Miguel is stooped and slight, his face cracked like the desert floor from a lifetime spent working as a ranch hand under the hot sun. His eyes are still lively, though, and his mind is clear. His wife, Isabela, shuffles uncertainly through the home. She wears flowered skirts and seems at times to not know what day it is or where she is.

When Irwin left his grandparents' house on that hot, clear morning, he said he was going back to his aunt's house to play with his cousins. It was Easter week, and school was out.

"Bye-bye," he called out as he ran off, clad in a red-and-black-checked shirt and black jeans. "I'll be back in a little while."

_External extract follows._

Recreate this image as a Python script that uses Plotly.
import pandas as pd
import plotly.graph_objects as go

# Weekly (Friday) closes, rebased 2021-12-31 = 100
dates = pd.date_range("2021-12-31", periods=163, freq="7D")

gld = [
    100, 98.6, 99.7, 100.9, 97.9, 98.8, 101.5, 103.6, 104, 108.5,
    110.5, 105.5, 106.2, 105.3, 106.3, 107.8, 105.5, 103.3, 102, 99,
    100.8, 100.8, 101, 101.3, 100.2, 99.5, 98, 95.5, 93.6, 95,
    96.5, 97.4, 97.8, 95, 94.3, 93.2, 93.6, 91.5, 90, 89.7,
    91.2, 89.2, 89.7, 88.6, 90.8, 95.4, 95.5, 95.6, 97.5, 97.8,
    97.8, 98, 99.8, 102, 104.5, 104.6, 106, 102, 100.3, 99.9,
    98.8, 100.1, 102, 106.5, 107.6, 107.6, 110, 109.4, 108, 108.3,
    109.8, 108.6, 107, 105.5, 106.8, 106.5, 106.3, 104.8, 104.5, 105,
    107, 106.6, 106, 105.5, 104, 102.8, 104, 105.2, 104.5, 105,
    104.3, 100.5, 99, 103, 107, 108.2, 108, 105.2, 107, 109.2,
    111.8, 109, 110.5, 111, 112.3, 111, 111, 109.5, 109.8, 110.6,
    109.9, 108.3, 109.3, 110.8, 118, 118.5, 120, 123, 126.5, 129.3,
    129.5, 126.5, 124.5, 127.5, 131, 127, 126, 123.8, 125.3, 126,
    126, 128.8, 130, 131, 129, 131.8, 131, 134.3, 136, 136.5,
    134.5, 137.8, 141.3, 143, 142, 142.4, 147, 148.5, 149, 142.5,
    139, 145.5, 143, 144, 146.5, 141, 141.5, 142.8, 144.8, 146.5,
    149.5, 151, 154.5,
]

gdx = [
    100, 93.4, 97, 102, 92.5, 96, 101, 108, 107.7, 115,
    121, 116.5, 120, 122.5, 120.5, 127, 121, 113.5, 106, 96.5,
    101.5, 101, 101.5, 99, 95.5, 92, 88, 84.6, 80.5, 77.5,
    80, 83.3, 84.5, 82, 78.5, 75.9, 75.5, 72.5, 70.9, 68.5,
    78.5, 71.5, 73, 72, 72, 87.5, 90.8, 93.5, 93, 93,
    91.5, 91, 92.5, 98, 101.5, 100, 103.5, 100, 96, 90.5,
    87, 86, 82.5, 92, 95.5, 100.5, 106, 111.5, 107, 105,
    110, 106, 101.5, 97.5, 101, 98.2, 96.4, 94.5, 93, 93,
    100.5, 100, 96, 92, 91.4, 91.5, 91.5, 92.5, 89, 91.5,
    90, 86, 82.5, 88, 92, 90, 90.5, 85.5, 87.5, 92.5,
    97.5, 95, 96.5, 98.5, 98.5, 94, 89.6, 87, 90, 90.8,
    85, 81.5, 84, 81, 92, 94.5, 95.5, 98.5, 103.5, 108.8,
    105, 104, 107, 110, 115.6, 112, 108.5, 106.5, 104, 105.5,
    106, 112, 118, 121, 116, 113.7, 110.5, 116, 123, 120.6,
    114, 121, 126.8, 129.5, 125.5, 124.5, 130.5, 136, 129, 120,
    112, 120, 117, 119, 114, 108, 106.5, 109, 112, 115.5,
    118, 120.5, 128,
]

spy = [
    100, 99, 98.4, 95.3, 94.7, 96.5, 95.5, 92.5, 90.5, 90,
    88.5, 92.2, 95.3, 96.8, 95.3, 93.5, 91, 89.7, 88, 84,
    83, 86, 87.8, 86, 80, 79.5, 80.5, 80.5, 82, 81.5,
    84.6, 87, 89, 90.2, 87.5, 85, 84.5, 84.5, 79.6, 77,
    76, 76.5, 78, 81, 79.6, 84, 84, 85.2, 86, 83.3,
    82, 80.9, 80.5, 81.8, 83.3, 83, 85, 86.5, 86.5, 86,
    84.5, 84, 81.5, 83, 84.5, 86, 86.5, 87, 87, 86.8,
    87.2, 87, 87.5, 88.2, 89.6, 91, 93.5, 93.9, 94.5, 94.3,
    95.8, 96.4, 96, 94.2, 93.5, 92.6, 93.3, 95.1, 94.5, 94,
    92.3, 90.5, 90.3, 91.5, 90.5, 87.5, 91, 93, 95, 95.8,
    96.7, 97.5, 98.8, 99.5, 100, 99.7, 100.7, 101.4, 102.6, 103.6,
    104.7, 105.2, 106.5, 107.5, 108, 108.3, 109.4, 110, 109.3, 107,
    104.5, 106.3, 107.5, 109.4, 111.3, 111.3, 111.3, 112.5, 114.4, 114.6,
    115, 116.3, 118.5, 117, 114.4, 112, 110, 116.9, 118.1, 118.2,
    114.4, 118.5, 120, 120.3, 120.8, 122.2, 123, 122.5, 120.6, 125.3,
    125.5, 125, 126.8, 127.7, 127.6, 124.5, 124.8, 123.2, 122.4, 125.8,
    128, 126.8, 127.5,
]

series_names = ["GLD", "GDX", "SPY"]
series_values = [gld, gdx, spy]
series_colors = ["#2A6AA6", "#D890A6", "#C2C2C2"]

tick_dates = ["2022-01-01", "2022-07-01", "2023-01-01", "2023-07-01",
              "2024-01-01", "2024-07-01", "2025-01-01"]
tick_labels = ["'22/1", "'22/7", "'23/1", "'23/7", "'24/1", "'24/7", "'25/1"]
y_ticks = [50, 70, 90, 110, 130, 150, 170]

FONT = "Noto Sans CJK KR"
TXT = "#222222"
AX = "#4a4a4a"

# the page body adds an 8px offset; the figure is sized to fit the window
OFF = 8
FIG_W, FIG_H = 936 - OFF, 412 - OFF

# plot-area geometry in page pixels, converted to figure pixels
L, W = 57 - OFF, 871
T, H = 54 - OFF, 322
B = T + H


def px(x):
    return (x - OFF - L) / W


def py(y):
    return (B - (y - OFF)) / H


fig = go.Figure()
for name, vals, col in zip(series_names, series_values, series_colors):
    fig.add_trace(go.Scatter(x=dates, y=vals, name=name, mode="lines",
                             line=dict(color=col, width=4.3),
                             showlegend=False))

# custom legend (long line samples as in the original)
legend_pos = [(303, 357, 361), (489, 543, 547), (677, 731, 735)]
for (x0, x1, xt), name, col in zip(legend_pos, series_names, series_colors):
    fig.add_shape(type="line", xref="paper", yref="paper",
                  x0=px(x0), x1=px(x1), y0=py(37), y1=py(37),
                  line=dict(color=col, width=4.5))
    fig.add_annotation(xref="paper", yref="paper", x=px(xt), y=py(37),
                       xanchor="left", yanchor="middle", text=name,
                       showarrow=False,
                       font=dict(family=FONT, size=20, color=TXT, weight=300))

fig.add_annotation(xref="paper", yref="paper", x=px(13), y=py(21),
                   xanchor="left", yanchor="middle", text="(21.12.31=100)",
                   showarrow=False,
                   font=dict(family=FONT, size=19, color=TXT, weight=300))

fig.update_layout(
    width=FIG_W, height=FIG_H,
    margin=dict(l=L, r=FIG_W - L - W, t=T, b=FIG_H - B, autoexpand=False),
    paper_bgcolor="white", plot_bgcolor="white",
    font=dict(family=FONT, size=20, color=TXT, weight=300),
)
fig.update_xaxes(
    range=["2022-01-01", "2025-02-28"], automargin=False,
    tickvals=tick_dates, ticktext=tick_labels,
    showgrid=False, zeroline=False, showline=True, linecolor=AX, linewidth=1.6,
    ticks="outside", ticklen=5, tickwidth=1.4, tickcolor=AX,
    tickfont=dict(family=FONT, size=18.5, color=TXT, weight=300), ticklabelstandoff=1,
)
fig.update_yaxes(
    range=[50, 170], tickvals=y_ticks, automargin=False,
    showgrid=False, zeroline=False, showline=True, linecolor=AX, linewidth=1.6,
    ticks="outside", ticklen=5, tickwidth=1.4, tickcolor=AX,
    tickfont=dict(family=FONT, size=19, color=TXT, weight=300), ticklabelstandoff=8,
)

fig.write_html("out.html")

He ran across the dirt path and a crude bridge of boards over a sewage canal that drains into the tall, green grass of the pastures that surround the town.

There, outside the home of his aunt, Marina Ropero, he met up with his cousins and other neighborhood friends in the street that runs toward the middle of town. One of the children had a wooden top, and they took turns hurling it onto the hard-packed dirt.

At around 10 a.m., Marina, a no-nonsense woman who makes a living sewing clothes, sent her son to buy brown sugar from a store on the town square three blocks away. The boy asked Irwin to go with him.

"He was a very quiet child," Marina said of Irwin. "If you told him to do something, he would do it.''

Like so many small towns in Colombia, Fortul's central square is a monument to faded dreams, proof that progress has been slow in reaching the country's impoverished millions.